State Farm State Farm · Insurance · Bloomington, IL +3 · Technology and UX

State Farm is seeking an Experienced Data Engineer to join their Property & Casualty Data Pipeline team. The role involves building and scaling data products and pipelines to improve business decisions, customer retention, and operational efficiency. Responsibilities include developing automated data assets, cleansing and transforming data, and investigating new data resources and technologies.
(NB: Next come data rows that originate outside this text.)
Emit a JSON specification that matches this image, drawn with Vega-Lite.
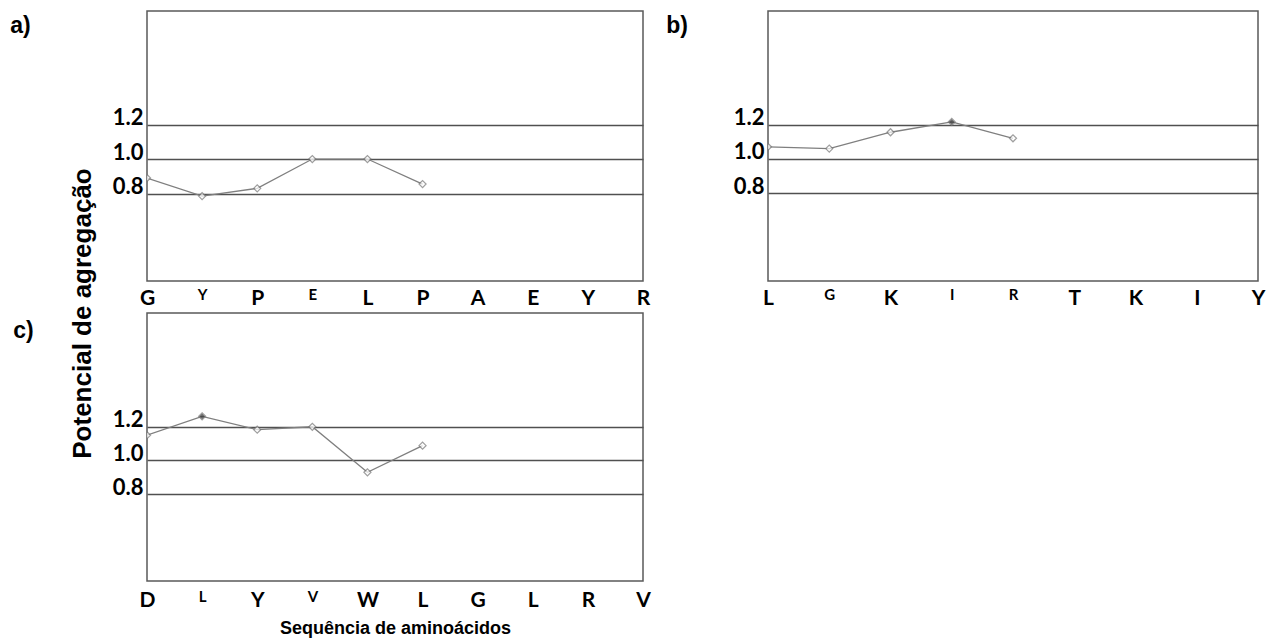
{
  "$schema": "https://vega.github.io/schema/vega-lite/v6.json",
  "padding": {"left": 9, "top": 10, "right": 0, "bottom": 0},
  "autosize": {"type": "pad"},
  "config": {
    "view": {"stroke": "#5a5a5a", "strokeWidth": 1.5},
    "font": "Lato",
    "axisY": {"ticks": false, "domain": false, "grid": true, "gridColor": "#505050", "gridWidth": 1.5, "labelFont": "Lato", "labelFontWeight": "bold", "labelFontSize": 22, "labelColor": "#000000", "labelBaseline": "alphabetic", "labelPadding": 4},
    "axisX": {"ticks": false, "domain": false, "grid": false, "labelFont": "Lato", "labelFontWeight": "bold", "labelColor": "#000000", "labelPadding": 6, "labelFlush": false, "labelOverlap": false, "labelBound": false},
    "title": {"font": "Liberation Sans", "fontWeight": "bold", "fontSize": 23, "color": "#000000", "anchor": "start", "baseline": "alphabetic"}
  },
  "datasets": {
    "a": [
      {"pos": 0, "valor": 0.89, "destaque": "não"},
      {"pos": 1, "valor": 0.785, "destaque": "não"},
      {"pos": 2, "valor": 0.83, "destaque": "não"},
      {"pos": 3, "valor": 1.0, "destaque": "não"},
      {"pos": 4, "valor": 1.0, "destaque": "não"},
      {"pos": 5, "valor": 0.855, "destaque": "não"}
    ],
    "b": [
      {"pos": 0, "valor": 1.07, "destaque": "não"},
      {"pos": 1, "valor": 1.06, "destaque": "não"},
      {"pos": 2, "valor": 1.155, "destaque": "não"},
      {"pos": 3, "valor": 1.215, "destaque": "sim"},
      {"pos": 4, "valor": 1.12, "destaque": "não"}
    ],
    "c": [
      {"pos": 0, "valor": 1.15, "destaque": "não"},
      {"pos": 1, "valor": 1.262, "destaque": "sim"},
      {"pos": 2, "valor": 1.183, "destaque": "não"},
      {"pos": 3, "valor": 1.2, "destaque": "não"},
      {"pos": 4, "valor": 0.93, "destaque": "não"},
      {"pos": 5, "valor": 1.088, "destaque": "não"}
    ]
  },
  "columns": 2,
  "spacing": {"row": 32, "column": 125},
  "bounds": "flush",
  "concat": [
    {
      "title": {"text": "a)", "dx": -102, "offset": -27},
      "width": 496,
      "height": 270,
      "data": {"name": "a"},
      "encoding": {
        "x": {"field": "pos", "type": "quantitative", "scale": {"domain": [0, 9], "nice": false, "zero": false},
              "axis": {"title": null, "values": [0,1,2,3,4,5,6,7,8,9], "labelExpr": "['G','Y','P','E','L','P','A','E','Y','R'][datum.value]",
                       "labelFontSize": {"condition": {"test": "datum.value == 1 || datum.value == 3", "value": 15}, "value": 21}}},
        "y": {"field": "valor", "type": "quantitative", "scale": {"domain": [0.293, 1.858], "nice": false, "zero": false},
              "axis": {"title": null, "values": [0.8, 1, 1.2], "format": ".1f"}}
      },
      "layer": [
        {"mark": {"type": "line", "color": "#7f7f7f", "strokeWidth": 1.3, "clip": true}},
        {"mark": {"type": "point", "shape": "diamond", "filled": true, "size": 50, "stroke": "#777777", "strokeWidth": 1.2, "clip": true},
         "encoding": {"fill": {"field": "destaque", "type": "nominal", "scale": {"domain": ["não", "sim"], "range": ["#ffffff", "#333333"]}, "legend": null}}}
      ]
    },
    {
      "title": {"text": "b)", "dx": -67, "offset": -27},
      "width": 490,
      "height": 270,
      "data": {"name": "b"},
      "encoding": {
        "x": {"field": "pos", "type": "quantitative", "scale": {"domain": [0, 8], "nice": false, "zero": false},
              "axis": {"title": null, "values": [0,1,2,3,4,5,6,7,8], "labelExpr": "['L','G','K','I','R','T','K','I','Y'][datum.value]",
                       "labelFontSize": {"condition": {"test": "datum.value == 1 || datum.value == 3 || datum.value == 4", "value": 15}, "value": 21}}},
        "y": {"field": "valor", "type": "quantitative", "scale": {"domain": [0.29, 1.86], "nice": false, "zero": false},
              "axis": {"title": null, "values": [0.8, 1, 1.2], "format": ".1f"}}
      },
      "layer": [
        {"mark": {"type": "line", "color": "#7f7f7f", "strokeWidth": 1.3, "clip": true}},
        {"mark": {"type": "point", "shape": "diamond", "filled": true, "size": 50, "stroke": "#777777", "strokeWidth": 1.2, "clip": true},
         "encoding": {"fill": {"field": "destaque", "type": "nominal", "scale": {"domain": ["não", "sim"], "range": ["#ffffff", "#333333"]}, "legend": null}}}
      ]
    },
    {
      "title": {"text": "c)", "dx": -56, "offset": -175},
      "width": 496,
      "height": 268,
      "data": {"name": "c"},
      "encoding": {
        "x": {"field": "pos", "type": "quantitative", "scale": {"domain": [0, 9], "nice": false, "zero": false},
              "axis": {"title": "Sequência de aminoácidos", "titleFont": "Liberation Sans", "titleFontWeight": "bold", "titleFontSize": 18, "titleColor": "#000000", "titlePadding": 9,
                       "labelPadding": 8,
                       "values": [0,1,2,3,4,5,6,7,8,9], "labelExpr": "['D','L','Y','V','W','L','G','L','R','V'][datum.value]",
                       "labelFontSize": {"condition": {"test": "datum.value == 1 || datum.value == 3", "value": 15}, "value": 21}}},
        "y": {"field": "valor", "type": "quantitative", "scale": {"domain": [0.285, 1.875], "nice": false, "zero": false},
              "axis": {"title": "Potencial de agregação", "titleFont": "Liberation Sans", "titleFontWeight": "bold", "titleFontSize": 26, "titleColor": "#000000",
                       "titleAnchor": "end", "titleAlign": "center", "titlePadding": 17, "values": [0.8, 1, 1.2], "format": ".1f"}}
      },
      "layer": [
        {"mark": {"type": "line", "color": "#7f7f7f", "strokeWidth": 1.3, "clip": true}},
        {"mark": {"type": "point", "shape": "diamond", "filled": true, "size": 50, "stroke": "#777777", "strokeWidth": 1.2, "clip": true},
         "encoding": {"fill": {"field": "destaque", "type": "nominal", "scale": {"domain": ["não", "sim"], "range": ["#ffffff", "#333333"]}, "legend": null}}}
      ]
    }
  ]
}
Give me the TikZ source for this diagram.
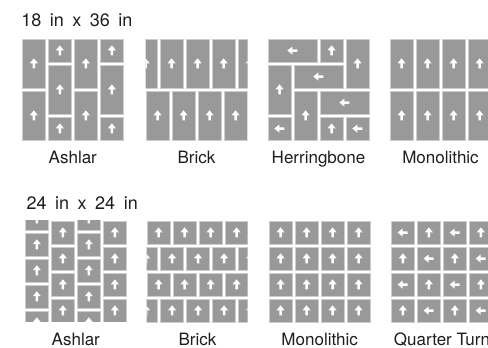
\documentclass[tikz,border=0pt]{standalone}
\usepackage{fontspec}
\setmainfont{TeX Gyre Heros}
\newfontfamily\titlefont[WordSpace=1.7]{TeX Gyre Heros}
\definecolor{tilegray}{RGB}{153,153,153}
\definecolor{tileedge}{RGB}{205,205,205}
\definecolor{txt}{RGB}{30,30,30}
\tikzset{
  tilef/.style={fill=tilegray,draw=tileedge,line width=0.6pt},
  arw/.pic={\fill[white] (-1.3,4.8) -- (-1.3,-0.3) -- (-4,-0.3) -- (0,-5.2) -- (4,-0.3) -- (1.3,-0.3) -- (1.3,4.8) -- cycle;},
  lbl/.style={anchor=base,inner sep=0pt,text=txt,font=\fontsize{17}{20}\selectfont},
  ttl/.style={anchor=base west,inner sep=0pt,text=txt,font=\titlefont\fontsize{18}{20}\selectfont}
}
\newcommand\T[5]{%
  \filldraw[tilef] ({26*(#1)},{26*(#2)}) rectangle ({26*(#1+#3)-2.9},{26*(#2+#4)-2.9});
  \pic[rotate=#5] at ({26*(#1+#3/2)-1.45},{26*(#2+#4/2)-1.45}) {arw};}
\begin{document}
\begin{tikzpicture}[x=1pt,y=-1pt]
\clip (0,0) rectangle (488,348);
\fill[white] (0,0) rectangle (488,348);
% titles
\node[ttl] (t1) at (21.2,26.7) {18 in x 36 in};
\node[ttl] (t2) at (26.5,209.3) {24 in x 24 in};
% --- 18x36 Ashlar
\begin{scope}[shift={(22.3,39)}]
  \foreach \c in {0,2} {\T{\c}{0}{1}{2}{0}\T{\c}{2}{1}{2}{0}}
  \foreach \c in {1,3} {\T{\c}{0}{1}{1}{0}\T{\c}{1}{1}{2}{0}\T{\c}{3}{1}{1}{0}}
\end{scope}
% --- 18x36 Brick
\begin{scope}[shift={(146,39)}]
  \clip (-0.4,-0.4) rectangle (101.5,101.5);
  \foreach \c in {-0.46,0.54,1.54,2.54,3.54} {\T{\c}{0}{1}{2}{0}}
  \foreach \c in {0,1,2,3} {\T{\c}{2}{1}{2}{0}}
\end{scope}
% --- Herringbone
\begin{scope}[shift={(268,39)}]
  \T{0}{0}{2}{1}{90}
  \T{2}{0}{1}{1}{0}
  \T{3}{0}{1}{2}{0}
  \T{0}{1}{1}{2}{0}
  \T{1}{1}{2}{1}{90}
  \T{1}{2}{1}{2}{0}
  \T{2}{2}{2}{1}{90}
  \T{0}{3}{1}{1}{90}
  \T{2}{3}{1}{1}{0}
  \T{3}{3}{1}{1}{90}
\end{scope}
% --- 18x36 Monolithic
\begin{scope}[shift={(390,39)}]
  \foreach \c in {0,1,2,3} {\T{\c}{0}{1}{2}{0}\T{\c}{2}{1}{2}{0}}
\end{scope}
% --- 24x24 Ashlar
\begin{scope}[shift={(25.3,221)}]
  \clip (-0.4,-0.4) rectangle (101.5,100.4);
  \foreach \c in {0,2} {\foreach \r in {-0.54,0.46,1.46,2.46,3.46} {\T{\c}{\r}{1}{1}{0}}}
  \foreach \c in {1,3} {\foreach \r in {0,1,2,3} {\T{\c}{\r}{1}{1}{0}}}
\end{scope}
% --- 24x24 Brick
\begin{scope}[shift={(147,221)}]
  \clip (-0.4,-0.4) rectangle (100.6,101.5);
  \foreach \r in {0,2} {\foreach \c in {0,1,2,3} {\T{\c}{\r}{1}{1}{0}}}
  \foreach \r in {1,3} {\foreach \c in {-0.48,0.52,1.52,2.52,3.52} {\T{\c}{\r}{1}{1}{0}}}
\end{scope}
% --- 24x24 Monolithic
\begin{scope}[shift={(269,221)}]
  \foreach \r in {0,1,2,3} {\foreach \c in {0,1,2,3} {\T{\c}{\r}{1}{1}{0}}}
\end{scope}
% --- Quarter Turn
\begin{scope}[shift={(391.3,221)}]
  \foreach \r in {0,1,2,3} {\foreach \c in {0,1,2,3} {
    \pgfmathtruncatemacro\rot{mod(\c+\r,2)==0 ? 90 : 0}
    \T{\c}{\r}{1}{1}{\rot}}}
\end{scope}
% labels
\node[lbl] (l1) at (72.8,163) {Ashlar};
\node[lbl] (l2) at (196.5,163) {Brick};
\node[lbl] (l3) at (318.5,163) {Herringbone};
\node[lbl] (l4) at (440.5,163) {Monolithic};
\node[lbl] (l5) at (75.8,345) {Ashlar};
\node[lbl] (l6) at (197.5,345) {Brick};
\node[lbl] (l7) at (319.7,345) {Monolithic};
\node[lbl] (l8) at (442,345) {Quarter Turn};
\end{tikzpicture}
\end{document}
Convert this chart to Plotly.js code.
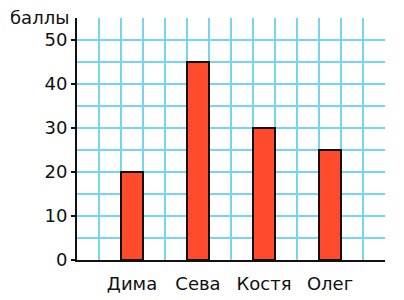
<!DOCTYPE html>
<html>
<head>
<meta charset="utf-8">
<script src="https://cdn.plot.ly/plotly-3.0.1.min.js"></script>
<style>html,body{margin:0;padding:0;background:#fff;}#chart{width:404px;height:300px;}</style>
</head>
<body>
<div id="chart"></div>
<script>
const names = ["Дима", "Сева", "Костя", "Олег"];
const scores = [20, 45, 30, 25];
const slots = [2.5, 5.5, 8.5, 11.5];
const yTicks = [0, 10, 20, 30, 40, 50];
const unitLabel = "баллы";

const gridHolder = {type: "scatter", x: [], y: [], xaxis: "x", yaxis: "y", hoverinfo: "skip"};

const trace = {
  type: "bar",
  x: slots,
  y: scores,
  xaxis: "x2", yaxis: "y2",
  width: 1,
  marker: {color: "#ff4a2b", line: {color: "#111", width: 2}},
  hoverinfo: "skip"
};

const font = {family: "DejaVu Sans, sans-serif", size: 18, color: "#111"};
const gridBlue = "#76d5f3";

const layout = {
  width: 404, height: 300,
  margin: {l: 77, r: 19, t: 18, b: 40},
  paper_bgcolor: "#fff", plot_bgcolor: "#fff",
  showlegend: false,
  font: font,
  xaxis: {
    range: [0, 14], tickmode: "linear", tick0: 0, dtick: 1,
    showgrid: true, gridcolor: gridBlue, gridwidth: 2,
    showticklabels: false, ticks: "", zeroline: false, showline: false
  },
  yaxis: {
    range: [0, 55], tickmode: "linear", tick0: 0, dtick: 5,
    showgrid: true, gridcolor: gridBlue, gridwidth: 2,
    showticklabels: false, ticks: "", zeroline: false, showline: false
  },
  xaxis2: {
    overlaying: "x", anchor: "y2", side: "bottom",
    range: [0, 14],
    tickmode: "array", tickvals: slots, ticktext: names,
    showgrid: false, zeroline: false,
    ticks: "", ticklabelstandoff: 6,
    showline: true, linecolor: "#111", linewidth: 2,
    tickfont: font
  },
  yaxis2: {
    overlaying: "y", anchor: "x2", side: "left",
    range: [0, 55],
    tickmode: "array", tickvals: yTicks,
    showgrid: false, zeroline: false,
    ticks: "outside", ticklen: 4, tickwidth: 2, tickcolor: "#111",
    showline: true, linecolor: "#111", linewidth: 2,
    tickfont: font
  },
  annotations: [{
    text: unitLabel, xref: "paper", yref: "paper", x: 0, y: 1,
    xanchor: "right", yanchor: "middle", xshift: -6, yshift: 1,
    showarrow: false, font: font
  }]
};

Plotly.newPlot("chart", [gridHolder, trace], layout, {staticPlot: true, displayModeBar: false});
</script>
</body>
</html>
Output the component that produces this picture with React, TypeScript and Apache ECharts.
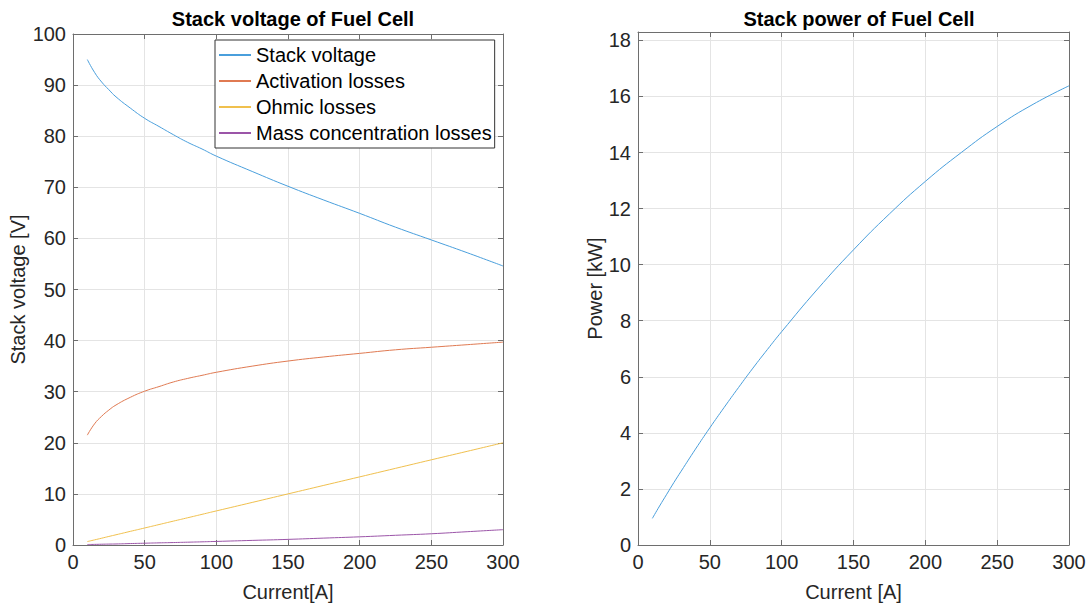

The position requires proficiency in Python, Spark SQL, AWS services, and distributed data processing frameworks.

What you'd actually do

  1. Utilizes industry-adopted languages and frameworks in coding, testing, security, DevOps, DataOps and data engineering practices
  2. Develops and maintains reusable, scalable, and compliant data solutions across multiple platforms and compute environments
  3. Responsible for the identification, acquisition, cleansing, profiling, and ETL (extracting, transformation, and loading) of data used in analytic discovery and production solution deployment across multiple platforms
  4. Establishes business domain knowledge for existing State Farm data sources and investigates, recommends, and initiates acquisition of data resources, both internal and external
  5. Identifies and consults on emerging technologies and critical core systems, including techniques, tools, data sources, and platforms in the data engineering field

Skills

Required

  • Minimum of 2-4 years of professional experience as a Data Engineer
  • Proficiency in programming languages such as Python, Spark SQL (or PySpark), R, Java, Bash, etc.
  • Hands-on experience with AWS services including ETL tools (Glue, EMR Serverless), Lambda, Step Functions, EventBridge, S3, DynamoDB, Kinesis Firehose, Redshift, Iceberg, and SageMaker.
  • Experience with distributed data processing frameworks such as Apache Spark, Databricks.
  • Experience with infrastructure as code tools such as OpenTofu (formerly Terraform) for managing cloud resources and deployments.
  • Familiarity with CI/CD pipelines including automated testing, security scans, and tools like Airflow.

Nice to have

  • Experience or ability to rapidly gain P&C data domain knowledge, including rating, underwriting, and/or claims.
  • Experience with relational databases such as DB2, Postgres, Redshift, etc.
  • Experience with version control systems such as GitHub or GitLab.
  • Data access skills using SQL, and Athena.
  • Experience in designing, building, and maintaining data pipelines for automated data processing.
  • Knowledge of data modeling techniques such as star schema and snowflake schema, with an understanding of data architecture.